* START *
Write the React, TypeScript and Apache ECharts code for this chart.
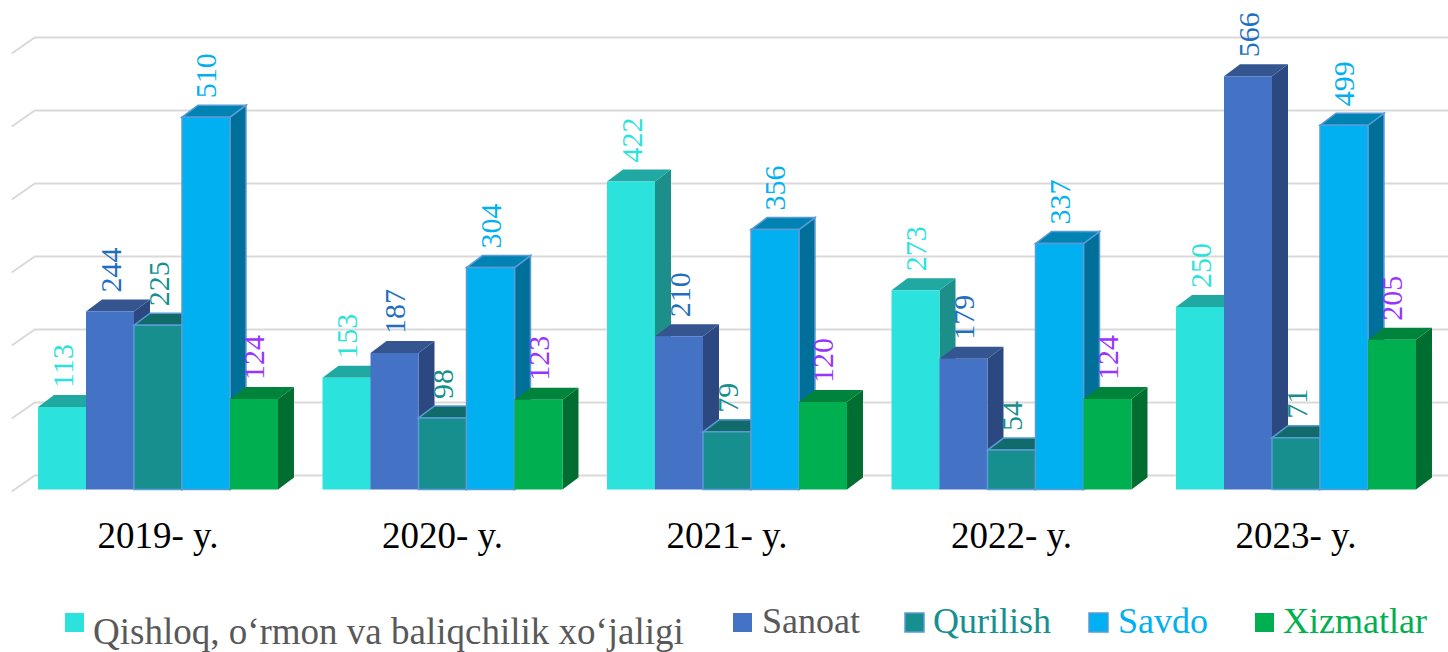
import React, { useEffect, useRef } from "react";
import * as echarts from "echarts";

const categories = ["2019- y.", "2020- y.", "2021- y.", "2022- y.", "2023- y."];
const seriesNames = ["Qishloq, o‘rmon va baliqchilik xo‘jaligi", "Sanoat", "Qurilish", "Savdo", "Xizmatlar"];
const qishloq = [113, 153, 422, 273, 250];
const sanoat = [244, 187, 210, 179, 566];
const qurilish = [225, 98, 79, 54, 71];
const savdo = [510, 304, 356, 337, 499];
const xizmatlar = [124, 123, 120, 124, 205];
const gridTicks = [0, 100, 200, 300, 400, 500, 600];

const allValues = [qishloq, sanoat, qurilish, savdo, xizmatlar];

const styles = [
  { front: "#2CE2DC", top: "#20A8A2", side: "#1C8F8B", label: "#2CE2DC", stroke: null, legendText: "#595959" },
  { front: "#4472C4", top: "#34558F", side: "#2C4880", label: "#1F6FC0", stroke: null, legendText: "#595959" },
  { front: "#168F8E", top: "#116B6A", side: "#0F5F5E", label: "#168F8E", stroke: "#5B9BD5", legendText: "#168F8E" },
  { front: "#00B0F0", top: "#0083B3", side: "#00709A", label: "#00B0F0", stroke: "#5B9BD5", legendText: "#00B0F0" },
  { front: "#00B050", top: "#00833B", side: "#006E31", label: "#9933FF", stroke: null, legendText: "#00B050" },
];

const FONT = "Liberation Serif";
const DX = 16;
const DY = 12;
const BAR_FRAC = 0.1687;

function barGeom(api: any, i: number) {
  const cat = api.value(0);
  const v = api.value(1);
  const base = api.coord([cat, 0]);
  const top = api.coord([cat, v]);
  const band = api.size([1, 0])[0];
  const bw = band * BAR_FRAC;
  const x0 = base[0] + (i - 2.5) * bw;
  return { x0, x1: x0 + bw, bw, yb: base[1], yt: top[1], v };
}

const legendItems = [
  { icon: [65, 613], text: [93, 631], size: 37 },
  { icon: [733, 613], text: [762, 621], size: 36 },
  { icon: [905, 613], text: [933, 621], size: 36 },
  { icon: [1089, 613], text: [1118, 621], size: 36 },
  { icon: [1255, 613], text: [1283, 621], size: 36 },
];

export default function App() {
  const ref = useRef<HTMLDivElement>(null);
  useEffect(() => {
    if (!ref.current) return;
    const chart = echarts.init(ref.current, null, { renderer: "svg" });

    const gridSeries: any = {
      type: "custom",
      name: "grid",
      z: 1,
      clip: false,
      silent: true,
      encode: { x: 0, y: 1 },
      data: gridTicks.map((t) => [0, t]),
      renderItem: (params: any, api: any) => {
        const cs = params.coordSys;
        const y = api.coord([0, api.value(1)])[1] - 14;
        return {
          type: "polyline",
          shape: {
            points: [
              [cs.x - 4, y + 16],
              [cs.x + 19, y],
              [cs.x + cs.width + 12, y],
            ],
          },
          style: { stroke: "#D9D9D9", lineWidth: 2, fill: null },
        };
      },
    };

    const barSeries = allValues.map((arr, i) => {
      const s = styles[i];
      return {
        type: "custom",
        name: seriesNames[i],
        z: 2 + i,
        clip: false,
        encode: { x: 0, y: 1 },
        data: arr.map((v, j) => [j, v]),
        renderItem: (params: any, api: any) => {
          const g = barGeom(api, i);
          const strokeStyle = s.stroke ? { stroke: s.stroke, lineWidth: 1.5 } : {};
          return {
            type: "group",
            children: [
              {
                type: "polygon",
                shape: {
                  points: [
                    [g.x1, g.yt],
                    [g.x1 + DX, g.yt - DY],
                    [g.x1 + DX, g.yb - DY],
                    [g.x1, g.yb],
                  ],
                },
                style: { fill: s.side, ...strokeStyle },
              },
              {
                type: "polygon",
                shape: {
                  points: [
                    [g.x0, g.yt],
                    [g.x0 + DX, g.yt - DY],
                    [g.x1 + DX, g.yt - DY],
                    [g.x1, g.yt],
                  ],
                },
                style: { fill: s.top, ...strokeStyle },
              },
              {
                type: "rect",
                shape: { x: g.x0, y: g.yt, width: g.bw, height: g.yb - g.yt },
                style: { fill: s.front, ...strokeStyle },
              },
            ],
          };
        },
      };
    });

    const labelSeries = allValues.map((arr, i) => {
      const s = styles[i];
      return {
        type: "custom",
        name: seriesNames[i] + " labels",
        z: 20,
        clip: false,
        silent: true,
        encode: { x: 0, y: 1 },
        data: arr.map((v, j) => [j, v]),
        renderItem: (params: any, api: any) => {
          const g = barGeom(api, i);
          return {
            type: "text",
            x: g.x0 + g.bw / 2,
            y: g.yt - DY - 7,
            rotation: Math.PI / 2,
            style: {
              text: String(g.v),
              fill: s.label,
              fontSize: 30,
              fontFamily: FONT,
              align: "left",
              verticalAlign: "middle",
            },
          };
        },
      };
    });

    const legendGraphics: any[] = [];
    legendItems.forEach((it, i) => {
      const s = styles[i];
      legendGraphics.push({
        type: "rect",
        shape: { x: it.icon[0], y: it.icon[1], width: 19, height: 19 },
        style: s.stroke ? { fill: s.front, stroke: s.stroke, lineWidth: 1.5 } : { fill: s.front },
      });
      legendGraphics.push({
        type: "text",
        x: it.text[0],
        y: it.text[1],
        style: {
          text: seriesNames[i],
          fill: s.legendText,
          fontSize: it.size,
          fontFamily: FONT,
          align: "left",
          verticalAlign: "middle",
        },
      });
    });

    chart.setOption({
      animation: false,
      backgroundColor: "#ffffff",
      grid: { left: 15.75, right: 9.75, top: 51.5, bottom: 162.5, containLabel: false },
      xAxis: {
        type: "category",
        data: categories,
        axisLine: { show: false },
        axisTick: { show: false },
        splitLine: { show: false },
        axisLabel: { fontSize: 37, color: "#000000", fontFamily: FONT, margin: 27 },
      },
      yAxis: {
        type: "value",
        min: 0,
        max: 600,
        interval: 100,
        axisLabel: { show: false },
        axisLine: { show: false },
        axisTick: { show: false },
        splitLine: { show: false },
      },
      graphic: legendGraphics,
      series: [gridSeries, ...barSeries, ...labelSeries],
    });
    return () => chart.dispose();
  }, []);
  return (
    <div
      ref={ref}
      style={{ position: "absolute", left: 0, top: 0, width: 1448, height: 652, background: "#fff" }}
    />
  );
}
* END *
• Your objective: Identify each line containing the string "React" and copy it out.

• The completed task:
Write the React, TypeScript and Apache ECharts code for this chart.
import React, { useEffect, useRef } from "react";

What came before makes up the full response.